● **Collected data entries**
***

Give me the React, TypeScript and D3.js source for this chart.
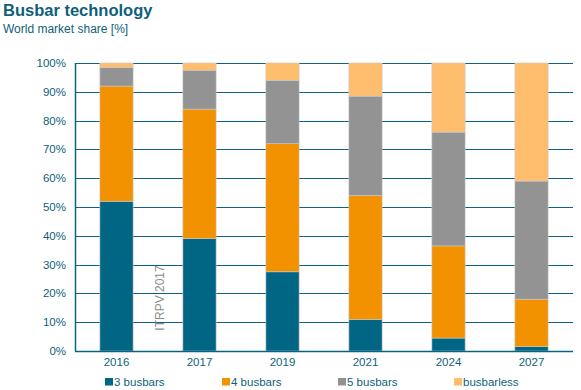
import React, { useEffect, useRef } from 'react';
import * as d3 from 'd3';

const years = ['2016', '2017', '2019', '2021', '2024', '2027'];
const threeBusbars = [52, 39, 27.5, 11, 4.5, 1.5];
const fourBusbars = [40, 45, 44.5, 43, 32, 16.5];
const fiveBusbars = [6.5, 13.5, 22, 34.5, 39.5, 41];
const busbarless = [1.5, 2.5, 6, 11.5, 24, 41];
const seriesNames = ['3 busbars', '4 busbars', '5 busbars', 'busbarless'];
const seriesColors = ['#006684', '#f39200', '#939393', '#ffbe6e'];
const yTicks = [0, 10, 20, 30, 40, 50, 60, 70, 80, 90, 100];

const App = () => {
  const chartRef = useRef<SVGSVGElement>(null);

  useEffect(() => {
    const width = 581;
    const height = 390;
    const margin = { top: 63, right: 8, bottom: 39, left: 75 };
    const innerW = width - margin.left - margin.right;
    const innerH = height - margin.top - margin.bottom;
    const teal = '#0f5f7a';
    const font = 'Liberation Sans, Arial, sans-serif';

    const svg = d3.select(chartRef.current);
    svg.selectAll('*').remove();

    // title + subtitle
    svg.append('text').attr('x', 3).attr('y', 16)
      .attr('font-family', font).attr('font-size', 16.5).attr('font-weight', 'bold')
      .attr('fill', teal).text('Busbar technology');
    svg.append('text').attr('x', 3).attr('y', 33)
      .attr('font-family', font).attr('font-size', 12)
      .attr('fill', teal).text('World market share [%]');

    const g = svg.append('g').attr('transform', `translate(${margin.left},${margin.top})`);

    const x = d3.scaleBand().domain(years).range([0, innerW]).paddingInner(0.6).paddingOuter(0.3);
    const y = d3.scaleLinear().domain([0, 100]).range([innerH, 0]);

    // gridlines
    g.selectAll('.grid').data(yTicks).enter().append('line')
      .attr('x1', 0).attr('x2', innerW)
      .attr('y1', (d) => Math.round(y(d)) + 0.5).attr('y2', (d) => Math.round(y(d)) + 0.5)
      .attr('stroke', '#0a6384').attr('stroke-width', 1.2);

    // stack
    const rows = years.map((yr, i) => ({
      year: yr,
      '3 busbars': threeBusbars[i],
      '4 busbars': fourBusbars[i],
      '5 busbars': fiveBusbars[i],
      busbarless: busbarless[i],
    }));
    const stacked = d3.stack<any>().keys(seriesNames)(rows);

    stacked.forEach((layer, li) => {
      g.selectAll(`.bar${li}`).data(layer).enter().append('rect')
        .attr('x', (d: any) => x(d.data.year)!)
        .attr('width', x.bandwidth())
        .attr('y', (d) => y(d[1]))
        .attr('height', (d) => y(d[0]) - y(d[1]))
        .attr('fill', seriesColors[li])
        .attr('stroke', '#c8c8c8').attr('stroke-width', 0.6);
    });

    // axis lines
    g.append('line').attr('x1', 0.5).attr('x2', 0.5).attr('y1', 0).attr('y2', innerH)
      .attr('stroke', '#0a6384').attr('stroke-width', 1.5);
    g.append('line').attr('x1', 0).attr('x2', innerW).attr('y1', innerH + 0.5).attr('y2', innerH + 0.5)
      .attr('stroke', '#0a6384').attr('stroke-width', 1.5);

    // y labels
    g.selectAll('.ylab').data(yTicks).enter().append('text')
      .attr('x', -9).attr('y', (d) => y(d) + 4)
      .attr('text-anchor', 'end').attr('font-family', font).attr('font-size', 11.5)
      .attr('fill', teal).text((d) => `${d}%`);

    // x labels
    g.selectAll('.xlab').data(years).enter().append('text')
      .attr('x', (d) => x(d)! + x.bandwidth() / 2).attr('y', innerH + 15)
      .attr('text-anchor', 'middle').attr('font-family', font).attr('font-size', 11.5)
      .attr('fill', teal).text((d) => d);

    // watermark
    g.append('text')
      .attr('transform', `translate(${160 - margin.left + 4},${298 - margin.top}) rotate(-90)`)
      .attr('text-anchor', 'middle').attr('font-family', font).attr('font-size', 12)
      .attr('fill', '#8c8c8c').text('ITRPV 2017');

    // legend
    const legendX = [105, 222, 338, 454];
    const legend = svg.selectAll('.legend').data(seriesNames).enter().append('g')
      .attr('transform', (d, i) => `translate(${legendX[i]},378)`);
    legend.append('rect').attr('width', 8).attr('height', 7.5)
      .attr('fill', (d, i) => seriesColors[i]);
    legend.append('text').attr('x', 9).attr('y', 8)
      .attr('font-family', font).attr('font-size', 11.5).attr('fill', teal)
      .text((d) => d);
  }, []);

  return <svg ref={chartRef} width={581} height={390} style={{ position: 'absolute', left: 0, top: 0 }} />;
};

export default App;
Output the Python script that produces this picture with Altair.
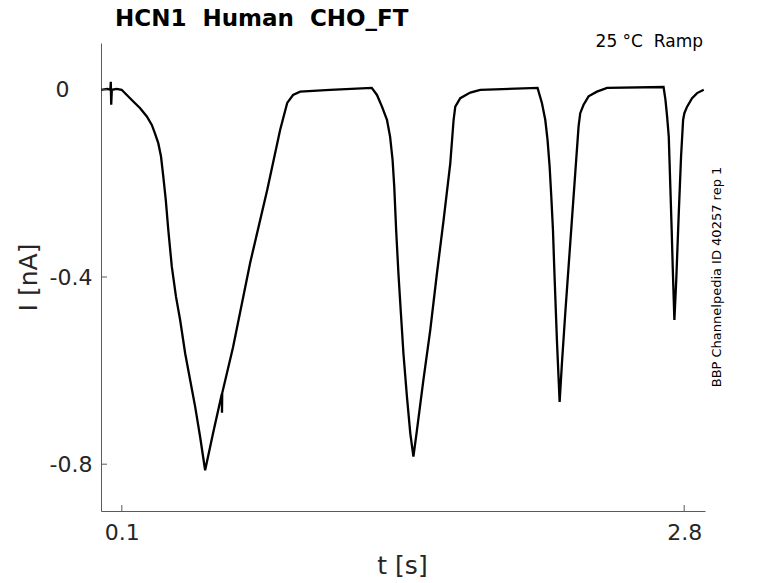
import altair as alt
import pandas as pd

# ---- data ----
t_s = [0.000, 0.030, 0.045, 0.047, 0.049, 0.052, 0.075, 0.099,
       0.124, 0.155, 0.187, 0.220, 0.244, 0.259, 0.275, 0.288, 0.299, 0.311,
       0.323, 0.340, 0.360, 0.380, 0.404, 0.428, 0.452, 0.476, 0.500,
       0.538, 0.580, 0.581, 0.582, 0.634, 0.716, 0.798, 0.860, 0.894, 0.922,
       0.956, 1.100, 1.300,
       1.325, 1.349, 1.373, 1.388, 1.400, 1.408, 1.417, 1.428, 1.440, 1.452,
       1.469, 1.485, 1.500,
       1.517, 1.548, 1.581, 1.613, 1.645, 1.677, 1.693, 1.701, 1.725, 1.773,
       1.821, 2.096,
       2.117, 2.133, 2.144, 2.154, 2.162, 2.170, 2.176, 2.183, 2.189, 2.196,
       2.202,
       2.213, 2.229, 2.245, 2.261, 2.277, 2.293, 2.301, 2.317, 2.341, 2.381,
       2.430, 2.701,
       2.710, 2.718, 2.726, 2.730, 2.735, 2.740, 2.745, 2.750, 2.753,
       2.762, 2.774, 2.785, 2.795, 2.801, 2.814, 2.838, 2.862, 2.894]
i_nA = [0.000, 0.002, 0.000, 0.017, -0.032, 0.000, 0.002, 0.000,
        -0.011, -0.025, -0.039, -0.057, -0.075, -0.093, -0.114, -0.142, -0.185, -0.235,
        -0.299, -0.378, -0.442, -0.492, -0.563, -0.620, -0.677, -0.742, -0.813,
        -0.734, -0.650, -0.690, -0.648, -0.550, -0.370, -0.214, -0.086, -0.028, -0.011,
        -0.004, 0.000, 0.004,
        -0.011, -0.036, -0.064, -0.100, -0.150, -0.207, -0.299, -0.392, -0.478, -0.563,
        -0.656, -0.734, -0.784,
        -0.727, -0.620, -0.513, -0.392, -0.278, -0.157, -0.064, -0.036, -0.018, -0.006,
        0.000, 0.004,
        -0.028, -0.064, -0.107, -0.164, -0.228, -0.299, -0.378, -0.463, -0.535, -0.606,
        -0.667,
        -0.585, -0.478, -0.378, -0.278, -0.178, -0.078, -0.050, -0.032, -0.014, -0.004,
        0.004, 0.006,
        -0.021, -0.057, -0.100, -0.157, -0.228, -0.299, -0.378, -0.449, -0.492,
        -0.406, -0.264, -0.143, -0.064, -0.050, -0.036, -0.018, -0.007, 0.000]
x_ticks = [0.1, 2.8]
y_ticks = [0, -0.4, -0.8]
title_text = "HCN1\u00a0 Human\u00a0 CHO_FT"
cond_text = "25 \u00b0C\u00a0 Ramp"
side_text = "BBP Channelpedia ID 40257 rep 1"

FONT = "DejaVu Sans"
AXC = "#5a5a5a"
TXC = "#262626"

df = pd.DataFrame({"t": t_s, "I": i_nA, "k": list(range(len(t_s)))})
xscale = alt.Scale(domain=[0, 2.9], nice=False, zero=False)
yscale = alt.Scale(domain=[-0.9, 0.1], nice=False, zero=False)

xaxis = alt.Axis(values=x_ticks, format=".1f", ticks=False, grid=False,
                 domainColor=AXC, domainWidth=1,
                 labelFont=FONT, labelFontSize=22, labelColor=TXC, labelPadding=11,
                 title="t [s]", titleFont=FONT, titleFontSize=25, titleFontWeight="normal",
                 titleColor=TXC, titleX=301, titleY=62, titleBaseline="alphabetic",
                 titleAlign="center")
yaxis = alt.Axis(values=y_ticks, ticks=False, grid=False,
                 labelExpr="datum.value == 0 ? '0' : '-' + format(abs(datum.value), '.1f')",
                 domainColor=AXC, domainWidth=1,
                 labelFont=FONT, labelFontSize=22, labelColor=TXC,
                 labelPadding=alt.condition("datum.value == 0", alt.value(32), alt.value(9)),
                 title="I [nA]", titleFont=FONT, titleFontSize=25, titleFontWeight="normal",
                 titleColor=TXC, titleX=-65, titleY=234, titleAngle=270,
                 titleBaseline="alphabetic", titleAlign="center")

trace = alt.Chart(df).mark_line(color="black", strokeWidth=2.3, clip=True).encode(
    x=alt.X("t:Q", scale=xscale, axis=xaxis),
    y=alt.Y("I:Q", scale=yscale, axis=yaxis),
    order=alt.Order("k:Q"),
)

xt = alt.Chart(pd.DataFrame({"t": x_ticks})).mark_rule(color=AXC, strokeWidth=1).encode(
    x=alt.X("t:Q", scale=xscale),
    y=alt.value(468), y2=alt.value(462),
)
yt = alt.Chart(pd.DataFrame({"I": y_ticks})).mark_rule(color=AXC, strokeWidth=1).encode(
    y=alt.Y("I:Q", scale=yscale),
    x=alt.value(0), x2=alt.value(6),
)

cond = alt.Chart(pd.DataFrame({"s": [cond_text]})).mark_text(
    font=FONT, fontSize=17, color="black", align="right", baseline="alphabetic"
).encode(x=alt.value(602), y=alt.value(4), text="s:N")

side = alt.Chart(pd.DataFrame({"s": [side_text]})).mark_text(
    font=FONT, fontSize=13, color="black", align="center", baseline="middle", angle=270
).encode(x=alt.value(616), y=alt.value(234), text="s:N")

chart = alt.layer(trace, xt, yt, cond, side).properties(
    width=604, height=468,
    autosize=alt.AutoSizeParams(type="none"),
    padding={"left": 93, "top": 35, "right": 65, "bottom": 70},
    title=alt.TitleParams(text=title_text, anchor="start", frame="group", dx=14, dy=21,
                          offset=5, font=FONT, fontSize=23, fontWeight="bold",
                          color="black", baseline="alphabetic"),
    background="white",
).configure_view(stroke=None)

chart.save("out.html", embed_options={"renderer": "svg", "actions": False})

***

● **TASK GOAL**
Take every line from the records above that has the word "picture" and copy it.

● **PROBLEM SOLUTION**
Output the Python script that produces this picture with Altair.

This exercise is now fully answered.